------ SUPPLIED DATA ------

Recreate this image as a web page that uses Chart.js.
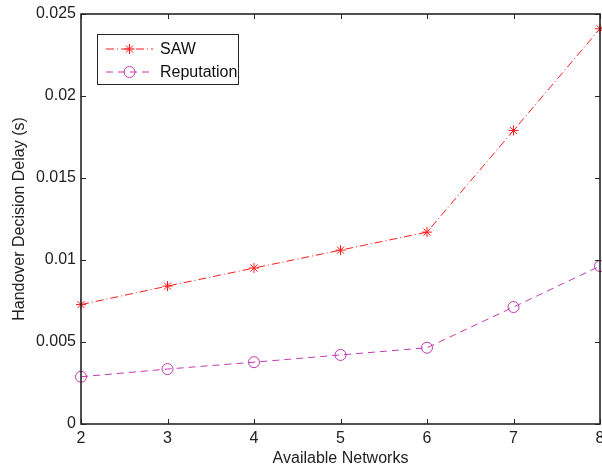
<!DOCTYPE html>
<html>
<head>
<meta charset="utf-8">
<script src="https://cdn.jsdelivr.net/npm/chart.js@4.4.1/dist/chart.umd.min.js"></script>
<style>
  html, body { margin: 0; padding: 0; background: #fff; overflow: hidden; }
  canvas { display: block; }
</style>
</head>
<body>
<canvas id="canvas" width="602" height="468"></canvas>
<script>
// values
var networks = [2, 3, 4, 5, 6, 7, 8];
var sawDelay = [0.00728, 0.00841, 0.00951, 0.0106, 0.0117, 0.0179, 0.0241];
var reputationDelay = [0.00288, 0.00335, 0.00377, 0.00421, 0.00465, 0.00713, 0.00963];
var yTicks = [0, 0.005, 0.01, 0.015, 0.02, 0.025];
var xTicks = [2, 3, 4, 5, 6, 7, 8];

var FONT = '"Liberation Sans", Arial, Helvetica, sans-serif';
var AXIS = '#262626';
var sawColor = '#ff1a1a';
var repColor = '#c03ab0';

function toPoints(xs, ys) {
    return xs.map(function (x, i) { return { x: x, y: ys[i] }; });
}

// matlab style box with inward ticks on all four sides
var boxPlugin = {
    id: 'box',
    afterDatasetsDraw: function (chart) {
        var ctx = chart.ctx, a = chart.chartArea;
        var xs = chart.scales.x, ys = chart.scales.y;
        var len = 5;
        ctx.save();
        ctx.strokeStyle = AXIS;
        ctx.lineWidth = 1;
        ctx.beginPath();
        xTicks.forEach(function (t) {
            var px = Math.round(xs.getPixelForValue(t)) + 0.5;
            ctx.moveTo(px, a.bottom); ctx.lineTo(px, a.bottom - len);
            ctx.moveTo(px, a.top); ctx.lineTo(px, a.top + len);
        });
        yTicks.forEach(function (t) {
            var py = Math.round(ys.getPixelForValue(t)) + 0.5;
            ctx.moveTo(a.left, py); ctx.lineTo(a.left + len, py);
            ctx.moveTo(a.right, py); ctx.lineTo(a.right - len, py);
        });
        ctx.stroke();
        ctx.lineWidth = 1.6;
        ctx.strokeRect(a.left, a.top, a.right - a.left, a.bottom - a.top);
        ctx.restore();
    }
};

// legend box in the upper left corner of the axes
var legendPlugin = {
    id: 'boxLegend',
    afterDraw: function (chart) {
        var ctx = chart.ctx;
        var x0 = 97, y0 = 34, w = 141, h = 50;
        ctx.save();
        ctx.fillStyle = '#fff';
        ctx.fillRect(x0, y0, w, h);
        ctx.strokeStyle = AXIS;
        ctx.lineWidth = 1;
        ctx.strokeRect(x0 + 0.5, y0 + 0.5, w, h);
        chart.data.datasets.forEach(function (ds, i) {
            var y = y0 + 15 + i * 23;
            ctx.strokeStyle = ds.borderColor;
            ctx.lineWidth = 1;
            ctx.setLineDash(ds.borderDash);
            ctx.beginPath();
            ctx.moveTo(106, y);
            ctx.lineTo(153, y);
            ctx.stroke();
            ctx.setLineDash([]);
            ctx.fillStyle = ds.backgroundColor;
            Chart.helpers.drawPoint(ctx, {
                pointStyle: ds.pointStyle,
                radius: ds.pointRadius,
                borderWidth: 1,
                rotation: 0
            }, 129.5, y);
            ctx.fillStyle = '#111';
            ctx.font = '16px ' + FONT;
            ctx.textBaseline = 'middle';
            ctx.fillText(ds.label, 160, y + 1);
        });
        ctx.restore();
    }
};

var config = {
    type: 'line',
    data: {
        datasets: [{
            label: 'SAW',
            data: toPoints(networks, sawDelay),
            borderColor: sawColor,
            backgroundColor: sawColor,
            borderWidth: 1,
            borderDash: [8, 3, 1, 3],
            pointStyle: 'star',
            pointRadius: 5,
            pointBorderWidth: 1,
            clip: false
        }, {
            label: 'Reputation',
            data: toPoints(networks, reputationDelay),
            borderColor: repColor,
            backgroundColor: 'rgba(0,0,0,0)',
            borderWidth: 1,
            borderDash: [7, 5],
            pointStyle: 'circle',
            pointRadius: 5.5,
            pointBorderWidth: 1,
            clip: false
        }]
    },
    options: {
        responsive: false,
        animation: false,
        events: [],
        // no auto padding for the markers, the plot runs to the right edge
        layout: { autoPadding: false, padding: { left: 0, right: 2, top: 14, bottom: 0 } },
        plugins: {
            legend: { display: false },
            tooltip: { enabled: false }
        },
        scales: {
            x: {
                type: 'linear',
                min: 2,
                max: 8,
                afterBuildTicks: function (s) { s.ticks = xTicks.map(function (v) { return { value: v }; }); },
                afterFit: function (s) {
                    // let the last label hang over the edge like the original
                    s.height = 44;
                    s.paddingLeft = 0;
                    s.paddingRight = 0;
                },
                grid: { display: false, drawTicks: false },
                border: { display: false },
                ticks: {
                    color: '#222',
                    padding: 5,
                    maxRotation: 0,
                    font: { family: FONT, size: 16 }
                },
                title: {
                    display: true,
                    text: 'Available Networks',
                    color: '#222',
                    padding: { top: 0, bottom: 0 },
                    font: { family: FONT, size: 16 }
                }
            },
            y: {
                type: 'linear',
                min: 0,
                max: 0.025,
                afterBuildTicks: function (s) { s.ticks = yTicks.map(function (v) { return { value: v }; }); },
                afterFit: function (s) { s.width = 81; s.paddingTop = 0; s.paddingBottom = 0; },
                grid: { display: false, drawTicks: false },
                border: { display: false },
                ticks: {
                    color: '#222',
                    padding: 5,
                    font: { family: FONT, size: 16 },
                    callback: function (v) { return String(Number(v.toFixed(3))); }
                },
                title: {
                    display: true,
                    text: 'Handover Decision Delay (s)',
                    color: '#222',
                    padding: { top: 10, bottom: 0 },
                    font: { family: FONT, size: 16 }
                }
            }
        }
    },
    plugins: [boxPlugin, legendPlugin]
};

window.myChart = new Chart(document.getElementById('canvas'), config);
</script>
</body>
</html>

------

• [WHAT TO WORK ON]
Leave every image out, and retype the material exactly.

• [TASK RESPONSE]
Recreate this image as a web page that uses Chart.js.
<!DOCTYPE html>
<html>
<head>
<meta charset="utf-8">
<script src="https://cdn.jsdelivr.net/npm/chart.js@4.4.1/dist/chart.umd.min.js"></script>
<style>
  html, body { margin: 0; padding: 0; background: #fff; overflow: hidden; }
  canvas { display: block; }
</style>
</head>
<body>
<canvas id="canvas" width="602" height="468"></canvas>
<script>
// values
var networks = [2, 3, 4, 5, 6, 7, 8];
var sawDelay = [0.00728, 0.00841, 0.00951, 0.0106, 0.0117, 0.0179, 0.0241];
var reputationDelay = [0.00288, 0.00335, 0.00377, 0.00421, 0.00465, 0.00713, 0.00963];
var yTicks = [0, 0.005, 0.01, 0.015, 0.02, 0.025];
var xTicks = [2, 3, 4, 5, 6, 7, 8];

var FONT = '"Liberation Sans", Arial, Helvetica, sans-serif';
var AXIS = '#262626';
var sawColor = '#ff1a1a';
var repColor = '#c03ab0';

function toPoints(xs, ys) {
    return xs.map(function (x, i) { return { x: x, y: ys[i] }; });
}

// matlab style box with inward ticks on all four sides
var boxPlugin = {
    id: 'box',
    afterDatasetsDraw: function (chart) {
        var ctx = chart.ctx, a = chart.chartArea;
        var xs = chart.scales.x, ys = chart.scales.y;
        var len = 5;
        ctx.save();
        ctx.strokeStyle = AXIS;
        ctx.lineWidth = 1;
        ctx.beginPath();
        xTicks.forEach(function (t) {
            var px = Math.round(xs.getPixelForValue(t)) + 0.5;
            ctx.moveTo(px, a.bottom); ctx.lineTo(px, a.bottom - len);
            ctx.moveTo(px, a.top); ctx.lineTo(px, a.top + len);
        });
        yTicks.forEach(function (t) {
            var py = Math.round(ys.getPixelForValue(t)) + 0.5;
            ctx.moveTo(a.left, py); ctx.lineTo(a.left + len, py);
            ctx.moveTo(a.right, py); ctx.lineTo(a.right - len, py);
        });
        ctx.stroke();
        ctx.lineWidth = 1.6;
        ctx.strokeRect(a.left, a.top, a.right - a.left, a.bottom - a.top);
        ctx.restore();
    }
};

// legend box in the upper left corner of the axes
var legendPlugin = {
    id: 'boxLegend',
    afterDraw: function (chart) {
        var ctx = chart.ctx;
        var x0 = 97, y0 = 34, w = 141, h = 50;
        ctx.save();
        ctx.fillStyle = '#fff';
        ctx.fillRect(x0, y0, w, h);
        ctx.strokeStyle = AXIS;
        ctx.lineWidth = 1;
        ctx.strokeRect(x0 + 0.5, y0 + 0.5, w, h);
        chart.data.datasets.forEach(function (ds, i) {
            var y = y0 + 15 + i * 23;
            ctx.strokeStyle = ds.borderColor;
            ctx.lineWidth = 1;
            ctx.setLineDash(ds.borderDash);
            ctx.beginPath();
            ctx.moveTo(106, y);
            ctx.lineTo(153, y);
            ctx.stroke();
            ctx.setLineDash([]);
            ctx.fillStyle = ds.backgroundColor;
            Chart.helpers.drawPoint(ctx, {
                pointStyle: ds.pointStyle,
                radius: ds.pointRadius,
                borderWidth: 1,
                rotation: 0
            }, 129.5, y);
            ctx.fillStyle = '#111';
            ctx.font = '16px ' + FONT;
            ctx.textBaseline = 'middle';
            ctx.fillText(ds.label, 160, y + 1);
        });
        ctx.restore();
    }
};

var config = {
    type: 'line',
    data: {
        datasets: [{
            label: 'SAW',
            data: toPoints(networks, sawDelay),
            borderColor: sawColor,
            backgroundColor: sawColor,
            borderWidth: 1,
            borderDash: [8, 3, 1, 3],
            pointStyle: 'star',
            pointRadius: 5,
            pointBorderWidth: 1,
            clip: false
        }, {
            label: 'Reputation',
            data: toPoints(networks, reputationDelay),
            borderColor: repColor,
            backgroundColor: 'rgba(0,0,0,0)',
            borderWidth: 1,
            borderDash: [7, 5],
            pointStyle: 'circle',
            pointRadius: 5.5,
            pointBorderWidth: 1,
            clip: false
        }]
    },
    options: {
        responsive: false,
        animation: false,
        events: [],
        // no auto padding for the markers, the plot runs to the right edge
        layout: { autoPadding: false, padding: { left: 0, right: 2, top: 14, bottom: 0 } },
        plugins: {
            legend: { display: false },
            tooltip: { enabled: false }
        },
        scales: {
            x: {
                type: 'linear',
                min: 2,
                max: 8,
                afterBuildTicks: function (s) { s.ticks = xTicks.map(function (v) { return { value: v }; }); },
                afterFit: function (s) {
                    // let the last label hang over the edge like the original
                    s.height = 44;
                    s.paddingLeft = 0;
                    s.paddingRight = 0;
                },
                grid: { display: false, drawTicks: false },
                border: { display: false },
                ticks: {
                    color: '#222',
                    padding: 5,
                    maxRotation: 0,
                    font: { family: FONT, size: 16 }
                },
                title: {
                    display: true,
                    text: 'Available Networks',
                    color: '#222',
                    padding: { top: 0, bottom: 0 },
                    font: { family: FONT, size: 16 }
                }
            },
            y: {
                type: 'linear',
                min: 0,
                max: 0.025,
                afterBuildTicks: function (s) { s.ticks = yTicks.map(function (v) { return { value: v }; }); },
                afterFit: function (s) { s.width = 81; s.paddingTop = 0; s.paddingBottom = 0; },
                grid: { display: false, drawTicks: false },
                border: { display: false },
                ticks: {
                    color: '#222',
                    padding: 5,
                    font: { family: FONT, size: 16 },
                    callback: function (v) { return String(Number(v.toFixed(3))); }
                },
                title: {
                    display: true,
                    text: 'Handover Decision Delay (s)',
                    color: '#222',
                    padding: { top: 10, bottom: 0 },
                    font: { family: FONT, size: 16 }
                }
            }
        }
    },
    plugins: [boxPlugin, legendPlugin]
};

window.myChart = new Chart(document.getElementById('canvas'), config);
</script>
</body>
</html>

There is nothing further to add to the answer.